Streamlining WebRTC: Building Real-time Video Calls with Minimal Code

Real-time communication has become an indispensable feature in modern web applications, from collaborative platforms to telehealth solutions. At the heart of this capability for browsers lies WebRTC (Web Real-Time Communication), a powerful technology that enables direct peer-to-peer communication. On the flip side, implementing WebRTC from scratch has traditionally been a daunting task, fraught with complexities related to signaling, network address translation (NAT) traversal, and connection management. For web development agencies like Voronkin Studio, simplifying these intricate processes is key to delivering efficient and dependable solutions to our clients across Canada, the USA, and France.

This article delves into how contemporary SDKs are revolutionizing the way developers approach WebRTC, abstracting away much of the underlying complexity. By focusing on a streamlined approach that minimizes server-side infrastructure and handles common pitfalls automatically, we can dramatically accelerate the deployment of high-quality video calling features.
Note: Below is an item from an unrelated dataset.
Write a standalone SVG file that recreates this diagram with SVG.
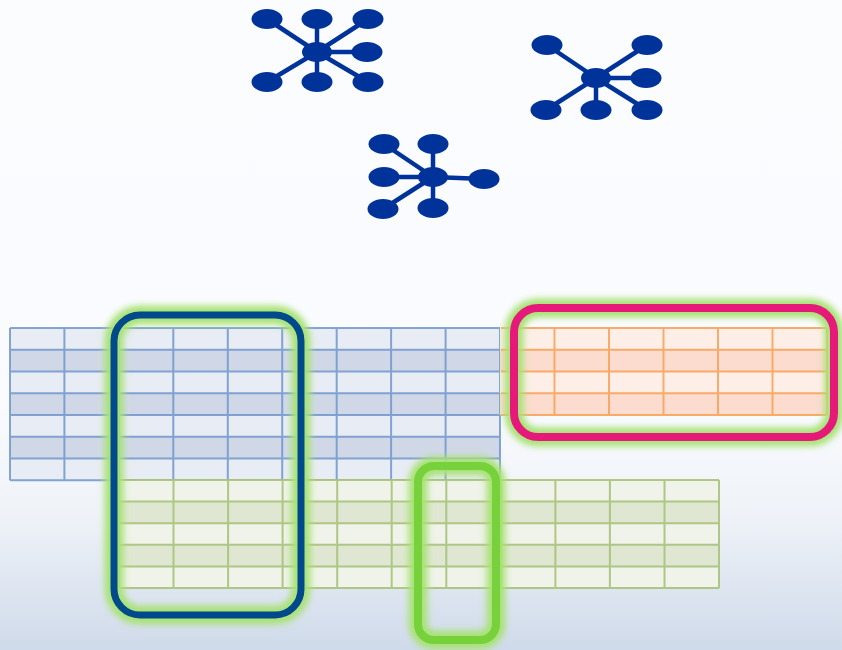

We will explore the challenges posed by raw WebRTC and then highlight how a modern toolkit can transform a multi-day infrastructure project into a few lines of client-side code, allowing developers to concentrate on user experience and application logic rather than low-level network plumbing.

Implementing a Basic Video Call with Minimal Effort

The practical implications of these simplified WebRTC SDKs are best illustrated through a minimal implementation example. Consider the task of building a simple one-to-one video chat application. With a traditional WebRTC setup, this would involve setting up a server, writing client-side signaling logic, and configuring TURN. With a modern SDK like @metered-ca/peer, the process is dramatically condensed, primarily focusing on client-side JavaScript.

The prerequisites are remarkably light: a Node.js environment (primarily for package management and running a local static server, not for backend logic), npm, a modern web browser, and a publishable API key from the service provider. Crucially, there's no backend server code to write or manage, beyond serving static HTML. It's also vital to remember that getUserMedia, the API for accessing camera and microphone, requires a secure context (HTTPS) or localhost for security reasons, meaning simply opening a file path in the browser won't work.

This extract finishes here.